II Die Gnade
1996 Wir haben
unsere Rechtfertigung der Gnade Gottes zu verdanken. Die Gnade ist das
Wohlwollen, die ungeschuldete Hilfe, die Gott uns schenkt, um seinem Ruf zu
entsprechen. Denn unsere Berufung ist es, Kinder Gottes zu werden [Vgl. Joh
1,12-18], seine Adoptivsöhne [Vgl. Röm 8, 14-17], teilzuhaben an der göttlichen
Natur [Vgl. 2 Petr 1,3-4.] und am ewigen Leben [Vgl. Joh 17,3.].
1997 Die Gnade
ist eine Teilhabe am Leben Gottes; sie führt uns in das Innerste des
dreifaltigen Lebens: Durch die Taufe hat der Christ Anteil an der Gnade
Christi, der das Haupt seines Leibes ist. Als ein „Adoptivsohn" darf er
nun in Vereinigung mit dem eingeborenen Sohn Gott „Vater" nennen. Er
empfängt das Leben des Geistes, der ihm die Liebe einhaucht und der die Kirche
aufbaut.
1998 Diese
Berufung zum ewigen Leben ist übernatürlich. Sie ist ganz dem ungeschuldeten
Zuvorkommen Gottes zu verdanken, denn er allein kann sich offenbaren und sich
schenken. Sie geht über die Verstandes- und Willenskräfte des Menschen und
jedes Geschöpfes hinaus [Vgl. 1 Kor 2,7-9.].
1999 Die Gnade
Christi besteht darin, daß uns Gott ungeschuldet sein Leben schenkt. Er gießt
es durch den Heiligen Geist in unsere Seele ein, um sie von der Sünde zu heilen
und sie zu heiligen. Das ist die heiligmachende oder vergöttlichende Gnade, die
wir in der Taufe erhalten haben. Sie ist in uns der Ursprung des
„Heiligungswerkes" [Vgl. Joh 4,14; 7, 38-39].

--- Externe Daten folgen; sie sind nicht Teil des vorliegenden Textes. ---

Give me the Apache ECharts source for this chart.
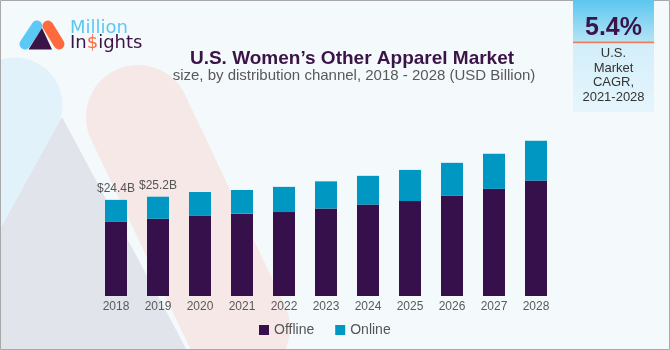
<!DOCTYPE html>
<html><head><meta charset="utf-8">
<script src="https://cdn.jsdelivr.net/npm/echarts@6/dist/echarts.min.js"></script>
<style>html,body{margin:0;padding:0;background:#f4f9fc}#c{width:670px;height:350px}</style>
</head><body><div id="c"></div>
<script>
const years = ['2018','2019','2020','2021','2022','2023','2024','2025','2026','2027','2028'];
const offline = [18.9, 19.6, 20.4, 20.9, 21.3, 22.2, 23.2, 24.1, 25.5, 27.2, 29.3];
const online  = [5.5, 5.6, 6.0, 6.0, 6.4, 6.9, 7.3, 7.9, 8.3, 8.9, 10.1];
const totalLabels = ['$24.4B', '$25.2B'];
const seriesNames = ['Offline', 'Online'];
const titleText = 'U.S. Women\u2019s Other Apparel Market';
const subtitleText = 'size, by distribution channel, 2018 - 2028 (USD Billion)';
const cagrValue = '5.4%';
const cagrLines = ['U.S.', 'Market', 'CAGR,', '2021-2028'];
const logoTop = 'Million';

const FONT = '"Liberation Sans", Arial, sans-serif';
const LOGOFONT = '18px "DejaVu Sans", sans-serif';
const chart = echarts.init(document.getElementById('c'), null, {renderer: 'canvas'});

const graphics = [
  // faint background logo shapes
  {type: 'line', z: 0, silent: true, shape: {x1: 15, y1: 105, x2: -100, y2: 350},
   style: {stroke: '#e2f2fa', lineWidth: 95, lineCap: 'round'}},
  {type: 'polygon', z: 0, silent: true, shape: {points: [[62, 117], [190, 356], [-70, 356]]},
   style: {fill: '#e1e4eb'}},
  {type: 'line', z: 0, silent: true, shape: {x1: 138, y1: 117, x2: 238, y2: 328},
   style: {stroke: '#f5e8e6', lineWidth: 104, lineCap: 'round'}},
  // logo
  {type: 'line', z: 1, shape: {x1: 37, y1: 26, x2: 25, y2: 44},
   style: {stroke: '#5bc8f5', lineWidth: 11, lineCap: 'round'}},
  {type: 'line', z: 1, shape: {x1: 48, y1: 26, x2: 59, y2: 44},
   style: {stroke: '#ff6a3d', lineWidth: 11, lineCap: 'round'}},
  {type: 'polygon', z: 1, shape: {points: [[42, 28], [28.5, 49.5], [52, 49.5]]},
   style: {fill: '#3a1446'}},
  {type: 'text', z: 1, style: {text: logoTop, x: 70, y: 28, fill: '#5bc8f0',
   font: LOGOFONT, verticalAlign: 'middle', align: 'left'}},
  {type: 'text', z: 1, style: {text: '{a|In}{b|$}{a|ights}', x: 70, y: 43, verticalAlign: 'middle', align: 'left',
   rich: {a: {fill: '#3a1446', font: LOGOFONT},
          b: {fill: '#ff6a3d', font: LOGOFONT}}}},
  // titles
  {type: 'text', z: 5, style: {text: titleText, x: 352, y: 59, fill: '#3a1446',
   font: 'bold 19px ' + FONT, align: 'center', verticalAlign: 'middle'}},
  {type: 'text', z: 5, style: {text: subtitleText, x: 354, y: 76, fill: '#595959',
   font: '15px ' + FONT, align: 'center', verticalAlign: 'middle'}},
  // border
  {type: 'rect', z: 8, silent: true, shape: {x: 0.5, y: 0.5, width: 669, height: 349},
   style: {fill: null, stroke: '#a8a8a8', lineWidth: 1}},
  // CAGR box
  {type: 'rect', z: 9, shape: {x: 573, y: 0, width: 81, height: 42},
   style: {fill: new echarts.graphic.LinearGradient(0, 0, 0, 1, [
     {offset: 0, color: '#5cc6ef'}, {offset: 1, color: '#b5e4f7'}])}},
  {type: 'rect', z: 9, shape: {x: 573, y: 42, width: 81, height: 70},
   style: {fill: new echarts.graphic.LinearGradient(0, 0, 0, 1, [
     {offset: 0, color: '#d2eefa'}, {offset: 1, color: '#e6f5fc'}])}},
  {type: 'rect', z: 10, shape: {x: 573, y: 41.5, width: 81, height: 1.8},
   style: {fill: '#f07f5a'}},
  {type: 'text', z: 10, style: {text: cagrValue, x: 613.5, y: 28, fill: '#3a1446',
   font: 'bold 25px ' + FONT, align: 'center', verticalAlign: 'middle'}}
];
const lineYs = [53, 68, 82, 97];
cagrLines.forEach((t, i) => {
  graphics.push({type: 'text', z: 10, style: {text: t, x: 613.5, y: lineYs[i], fill: '#333333',
    font: '13px ' + FONT, align: 'center', verticalAlign: 'middle'}});
});

const option = {
  animation: false,
  backgroundColor: '#f4f9fc',
  textStyle: {fontFamily: FONT},
  grid: {left: 95, right: 113, top: 118.7, bottom: 54},
  legend: {
    data: seriesNames, left: 259, top: 323, padding: 0, icon: 'rect',
    itemWidth: 10, itemHeight: 10, itemGap: 21,
    textStyle: {fontSize: 14, color: '#555555', fontFamily: FONT}
  },
  xAxis: {
    type: 'category', data: years,
    axisLine: {show: false}, axisTick: {show: false},
    axisLabel: {color: '#5a5a5a', fontSize: 12, margin: 5, fontFamily: FONT}
  },
  yAxis: {type: 'value', min: 0, max: 45, show: false, splitLine: {show: false}},
  series: [
    {name: seriesNames[0], type: 'bar', stack: 'total', barWidth: 22, data: offline,
     itemStyle: {color: '#36104a'}},
    {name: seriesNames[1], type: 'bar', stack: 'total', barWidth: 22, data: online,
     itemStyle: {color: '#0097c3'},
     label: {show: true, position: 'top', distance: 5, color: '#555555', fontSize: 12,
       fontFamily: FONT, formatter: p => totalLabels[p.dataIndex] || ''}}
  ],
  graphic: graphics
};
chart.setOption(option);
</script></body></html>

„Wenn also jemand in Christus
ist, dann ist er eine neue Schöpfung: Das Alte ist vergangen, Neues ist
geworden. Aber das alles kommt von Gott, der uns durch Christus mit sich
versöhnt" hat (2 Kor 5,17-18).
2000 Die
heiligmachende Gnade ist ein bleibendes Geschenk, eine übernatürliche feste
Neigung. Sie vervollkommnet die Seele, um sie zu befähigen, mit Gott zu leben
und aus seiner Liebe zu handeln. Man unterscheidet die sogenannte habituelle
Gnade, das heißt eine bleibende Neigung, entsprechend dem göttlichen Ruf zu
leben und zu handeln, von den sogenannten helfenden Gnaden, das heißt dem
göttlichen Eingreifen zu Beginn der Bekehrung oder im Verlauf des
Heiligungswerkes.
2001 Schon die
Vorbereitung des Menschen auf den Empfang der Gnade ist ein Werk der Gnade.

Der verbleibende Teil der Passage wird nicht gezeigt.